Aim: Copy everything in the listing below word for word, apart from any images.

Saved data entries
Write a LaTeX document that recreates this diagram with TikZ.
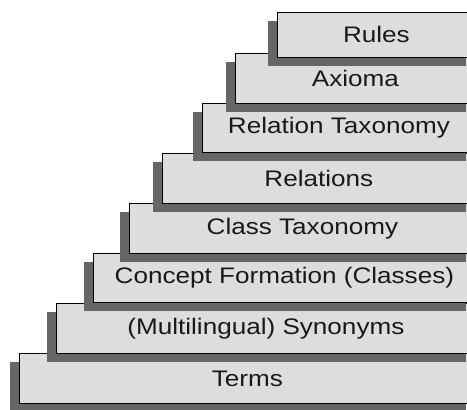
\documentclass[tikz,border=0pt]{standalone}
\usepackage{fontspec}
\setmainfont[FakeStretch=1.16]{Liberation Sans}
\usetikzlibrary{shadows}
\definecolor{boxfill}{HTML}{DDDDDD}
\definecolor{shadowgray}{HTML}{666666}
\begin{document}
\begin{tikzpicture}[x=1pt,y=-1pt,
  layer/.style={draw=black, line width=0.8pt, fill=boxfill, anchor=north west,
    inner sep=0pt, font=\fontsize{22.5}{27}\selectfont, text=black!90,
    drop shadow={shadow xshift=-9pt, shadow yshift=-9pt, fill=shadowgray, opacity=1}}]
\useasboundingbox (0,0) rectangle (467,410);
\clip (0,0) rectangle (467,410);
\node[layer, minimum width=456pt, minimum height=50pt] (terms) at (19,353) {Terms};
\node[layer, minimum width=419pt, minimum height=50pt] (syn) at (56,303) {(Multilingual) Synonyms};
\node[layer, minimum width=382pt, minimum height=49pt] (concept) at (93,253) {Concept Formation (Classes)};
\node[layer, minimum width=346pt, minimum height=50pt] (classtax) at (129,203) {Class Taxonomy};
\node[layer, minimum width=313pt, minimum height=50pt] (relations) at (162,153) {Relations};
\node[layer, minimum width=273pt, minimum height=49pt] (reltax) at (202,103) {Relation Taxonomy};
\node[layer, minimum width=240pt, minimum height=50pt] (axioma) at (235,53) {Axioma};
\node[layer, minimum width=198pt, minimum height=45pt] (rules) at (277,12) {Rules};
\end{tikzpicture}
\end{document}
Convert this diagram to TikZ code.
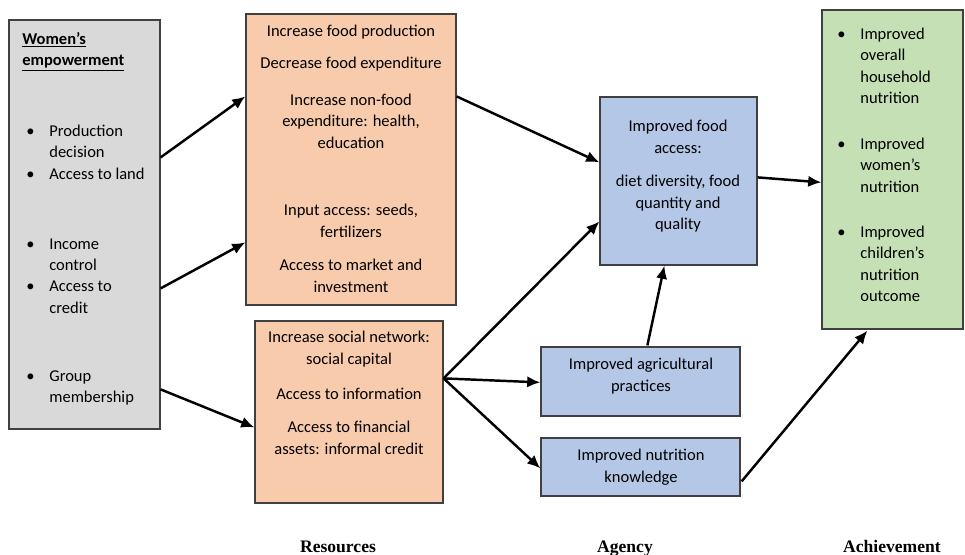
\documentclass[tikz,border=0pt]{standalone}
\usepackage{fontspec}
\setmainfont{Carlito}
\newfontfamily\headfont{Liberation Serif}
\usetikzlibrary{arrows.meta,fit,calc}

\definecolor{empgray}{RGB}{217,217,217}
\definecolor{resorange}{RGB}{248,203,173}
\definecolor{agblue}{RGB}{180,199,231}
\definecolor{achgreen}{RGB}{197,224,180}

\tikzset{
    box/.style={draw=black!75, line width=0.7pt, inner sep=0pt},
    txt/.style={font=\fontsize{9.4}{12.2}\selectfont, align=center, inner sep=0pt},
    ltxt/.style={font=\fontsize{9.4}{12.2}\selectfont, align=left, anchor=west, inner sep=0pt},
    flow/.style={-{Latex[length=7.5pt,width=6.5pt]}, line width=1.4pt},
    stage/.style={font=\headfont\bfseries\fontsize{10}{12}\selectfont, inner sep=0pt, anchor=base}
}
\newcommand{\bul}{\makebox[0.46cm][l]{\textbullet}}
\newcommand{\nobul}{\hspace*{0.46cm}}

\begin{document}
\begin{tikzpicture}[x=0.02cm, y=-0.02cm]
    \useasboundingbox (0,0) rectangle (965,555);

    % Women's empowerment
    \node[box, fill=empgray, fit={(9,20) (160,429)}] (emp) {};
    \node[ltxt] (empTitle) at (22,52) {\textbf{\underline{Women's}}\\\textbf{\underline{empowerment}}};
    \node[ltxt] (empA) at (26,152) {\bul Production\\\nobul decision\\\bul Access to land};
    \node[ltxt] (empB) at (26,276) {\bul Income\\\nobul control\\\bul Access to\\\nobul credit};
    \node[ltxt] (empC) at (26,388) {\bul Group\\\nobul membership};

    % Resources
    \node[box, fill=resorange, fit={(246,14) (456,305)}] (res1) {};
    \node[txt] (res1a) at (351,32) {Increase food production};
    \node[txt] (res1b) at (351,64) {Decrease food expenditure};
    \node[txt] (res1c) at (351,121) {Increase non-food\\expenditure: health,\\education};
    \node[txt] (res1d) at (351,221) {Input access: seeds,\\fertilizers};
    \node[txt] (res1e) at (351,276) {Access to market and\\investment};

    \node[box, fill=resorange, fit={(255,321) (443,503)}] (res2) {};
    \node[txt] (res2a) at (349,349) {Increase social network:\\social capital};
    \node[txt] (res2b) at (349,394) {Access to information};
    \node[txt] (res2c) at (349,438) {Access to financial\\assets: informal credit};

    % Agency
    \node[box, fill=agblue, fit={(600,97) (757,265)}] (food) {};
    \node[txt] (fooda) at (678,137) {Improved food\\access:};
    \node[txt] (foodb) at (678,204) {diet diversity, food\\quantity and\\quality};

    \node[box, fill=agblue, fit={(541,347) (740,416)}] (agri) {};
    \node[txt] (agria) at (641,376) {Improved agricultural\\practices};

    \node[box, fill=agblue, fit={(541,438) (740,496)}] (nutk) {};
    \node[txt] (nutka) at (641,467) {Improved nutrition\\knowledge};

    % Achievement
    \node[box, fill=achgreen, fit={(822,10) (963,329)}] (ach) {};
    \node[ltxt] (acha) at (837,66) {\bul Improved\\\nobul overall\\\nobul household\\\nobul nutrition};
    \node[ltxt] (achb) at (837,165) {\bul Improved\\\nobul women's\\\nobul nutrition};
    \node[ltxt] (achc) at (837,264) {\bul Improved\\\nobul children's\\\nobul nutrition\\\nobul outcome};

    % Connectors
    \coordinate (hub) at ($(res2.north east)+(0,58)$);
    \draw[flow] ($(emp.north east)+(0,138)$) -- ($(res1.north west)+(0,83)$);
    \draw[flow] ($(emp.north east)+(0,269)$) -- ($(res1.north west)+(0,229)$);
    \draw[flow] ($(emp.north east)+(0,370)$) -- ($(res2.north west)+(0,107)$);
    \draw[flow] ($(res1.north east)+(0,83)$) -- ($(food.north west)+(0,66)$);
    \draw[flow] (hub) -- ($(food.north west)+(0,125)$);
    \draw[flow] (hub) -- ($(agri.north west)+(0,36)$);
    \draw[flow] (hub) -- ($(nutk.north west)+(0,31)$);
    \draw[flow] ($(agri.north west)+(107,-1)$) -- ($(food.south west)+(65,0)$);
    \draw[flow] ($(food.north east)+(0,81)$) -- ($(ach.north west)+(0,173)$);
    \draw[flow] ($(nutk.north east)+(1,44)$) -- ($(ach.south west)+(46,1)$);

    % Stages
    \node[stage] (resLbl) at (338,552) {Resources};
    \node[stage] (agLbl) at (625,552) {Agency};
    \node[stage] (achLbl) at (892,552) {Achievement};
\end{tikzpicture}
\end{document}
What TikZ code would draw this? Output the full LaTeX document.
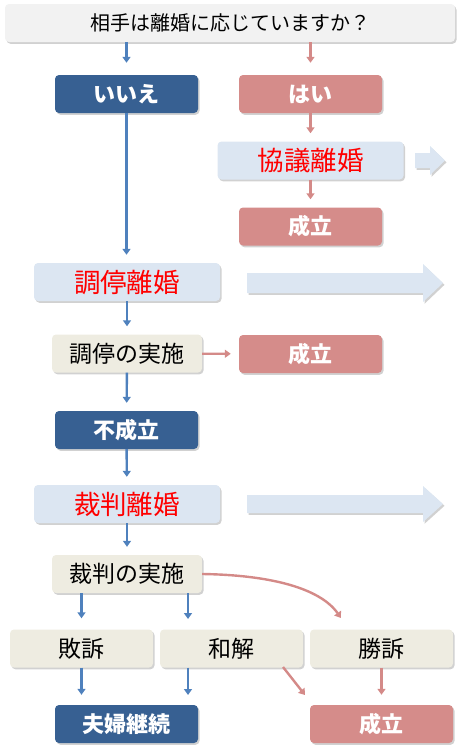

Task result:
Write a LaTeX document that recreates this diagram with TikZ.
\documentclass[tikz,border=0pt]{standalone}
\usepackage{fontspec}
\setmainfont[FakeStretch=1.16]{Liberation Sans}
\usetikzlibrary{shadows}
\definecolor{boxfill}{HTML}{DDDDDD}
\definecolor{shadowgray}{HTML}{666666}
\begin{document}
\begin{tikzpicture}[x=1pt,y=-1pt,
  layer/.style={draw=black, line width=0.8pt, fill=boxfill, anchor=north west,
    inner sep=0pt, font=\fontsize{22.5}{27}\selectfont, text=black!90,
    drop shadow={shadow xshift=-9pt, shadow yshift=-9pt, fill=shadowgray, opacity=1}}]
\useasboundingbox (0,0) rectangle (467,410);
\clip (0,0) rectangle (467,410);
\node[layer, minimum width=456pt, minimum height=50pt] (terms) at (19,353) {Terms};
\node[layer, minimum width=419pt, minimum height=50pt] (syn) at (56,303) {(Multilingual) Synonyms};
\node[layer, minimum width=382pt, minimum height=49pt] (concept) at (93,253) {Concept Formation (Classes)};
\node[layer, minimum width=346pt, minimum height=50pt] (classtax) at (129,203) {Class Taxonomy};
\node[layer, minimum width=313pt, minimum height=50pt] (relations) at (162,153) {Relations};
\node[layer, minimum width=273pt, minimum height=49pt] (reltax) at (202,103) {Relation Taxonomy};
\node[layer, minimum width=240pt, minimum height=50pt] (axioma) at (235,53) {Axioma};
\node[layer, minimum width=198pt, minimum height=45pt] (rules) at (277,12) {Rules};
\end{tikzpicture}
\end{document}
Convert this diagram to TikZ code.
\documentclass[tikz,border=0pt]{standalone}
\usepackage{fontspec}
\setmainfont{Carlito}
\newfontfamily\headfont{Liberation Serif}
\usetikzlibrary{arrows.meta,fit,calc}

\definecolor{empgray}{RGB}{217,217,217}
\definecolor{resorange}{RGB}{248,203,173}
\definecolor{agblue}{RGB}{180,199,231}
\definecolor{achgreen}{RGB}{197,224,180}

\tikzset{
    box/.style={draw=black!75, line width=0.7pt, inner sep=0pt},
    txt/.style={font=\fontsize{9.4}{12.2}\selectfont, align=center, inner sep=0pt},
    ltxt/.style={font=\fontsize{9.4}{12.2}\selectfont, align=left, anchor=west, inner sep=0pt},
    flow/.style={-{Latex[length=7.5pt,width=6.5pt]}, line width=1.4pt},
    stage/.style={font=\headfont\bfseries\fontsize{10}{12}\selectfont, inner sep=0pt, anchor=base}
}
\newcommand{\bul}{\makebox[0.46cm][l]{\textbullet}}
\newcommand{\nobul}{\hspace*{0.46cm}}

\begin{document}
\begin{tikzpicture}[x=0.02cm, y=-0.02cm]
    \useasboundingbox (0,0) rectangle (965,555);

    % Women's empowerment
    \node[box, fill=empgray, fit={(9,20) (160,429)}] (emp) {};
    \node[ltxt] (empTitle) at (22,52) {\textbf{\underline{Women's}}\\\textbf{\underline{empowerment}}};
    \node[ltxt] (empA) at (26,152) {\bul Production\\\nobul decision\\\bul Access to land};
    \node[ltxt] (empB) at (26,276) {\bul Income\\\nobul control\\\bul Access to\\\nobul credit};
    \node[ltxt] (empC) at (26,388) {\bul Group\\\nobul membership};

    % Resources
    \node[box, fill=resorange, fit={(246,14) (456,305)}] (res1) {};
    \node[txt] (res1a) at (351,32) {Increase food production};
    \node[txt] (res1b) at (351,64) {Decrease food expenditure};
    \node[txt] (res1c) at (351,121) {Increase non-food\\expenditure: health,\\education};
    \node[txt] (res1d) at (351,221) {Input access: seeds,\\fertilizers};
    \node[txt] (res1e) at (351,276) {Access to market and\\investment};

    \node[box, fill=resorange, fit={(255,321) (443,503)}] (res2) {};
    \node[txt] (res2a) at (349,349) {Increase social network:\\social capital};
    \node[txt] (res2b) at (349,394) {Access to information};
    \node[txt] (res2c) at (349,438) {Access to financial\\assets: informal credit};

    % Agency
    \node[box, fill=agblue, fit={(600,97) (757,265)}] (food) {};
    \node[txt] (fooda) at (678,137) {Improved food\\access:};
    \node[txt] (foodb) at (678,204) {diet diversity, food\\quantity and\\quality};

    \node[box, fill=agblue, fit={(541,347) (740,416)}] (agri) {};
    \node[txt] (agria) at (641,376) {Improved agricultural\\practices};

    \node[box, fill=agblue, fit={(541,438) (740,496)}] (nutk) {};
    \node[txt] (nutka) at (641,467) {Improved nutrition\\knowledge};

    % Achievement
    \node[box, fill=achgreen, fit={(822,10) (963,329)}] (ach) {};
    \node[ltxt] (acha) at (837,66) {\bul Improved\\\nobul overall\\\nobul household\\\nobul nutrition};
    \node[ltxt] (achb) at (837,165) {\bul Improved\\\nobul women's\\\nobul nutrition};
    \node[ltxt] (achc) at (837,264) {\bul Improved\\\nobul children's\\\nobul nutrition\\\nobul outcome};

    % Connectors
    \coordinate (hub) at ($(res2.north east)+(0,58)$);
    \draw[flow] ($(emp.north east)+(0,138)$) -- ($(res1.north west)+(0,83)$);
    \draw[flow] ($(emp.north east)+(0,269)$) -- ($(res1.north west)+(0,229)$);
    \draw[flow] ($(emp.north east)+(0,370)$) -- ($(res2.north west)+(0,107)$);
    \draw[flow] ($(res1.north east)+(0,83)$) -- ($(food.north west)+(0,66)$);
    \draw[flow] (hub) -- ($(food.north west)+(0,125)$);
    \draw[flow] (hub) -- ($(agri.north west)+(0,36)$);
    \draw[flow] (hub) -- ($(nutk.north west)+(0,31)$);
    \draw[flow] ($(agri.north west)+(107,-1)$) -- ($(food.south west)+(65,0)$);
    \draw[flow] ($(food.north east)+(0,81)$) -- ($(ach.north west)+(0,173)$);
    \draw[flow] ($(nutk.north east)+(1,44)$) -- ($(ach.south west)+(46,1)$);

    % Stages
    \node[stage] (resLbl) at (338,552) {Resources};
    \node[stage] (agLbl) at (625,552) {Agency};
    \node[stage] (achLbl) at (892,552) {Achievement};
\end{tikzpicture}
\end{document}
What TikZ code would draw this? Output the full LaTeX document.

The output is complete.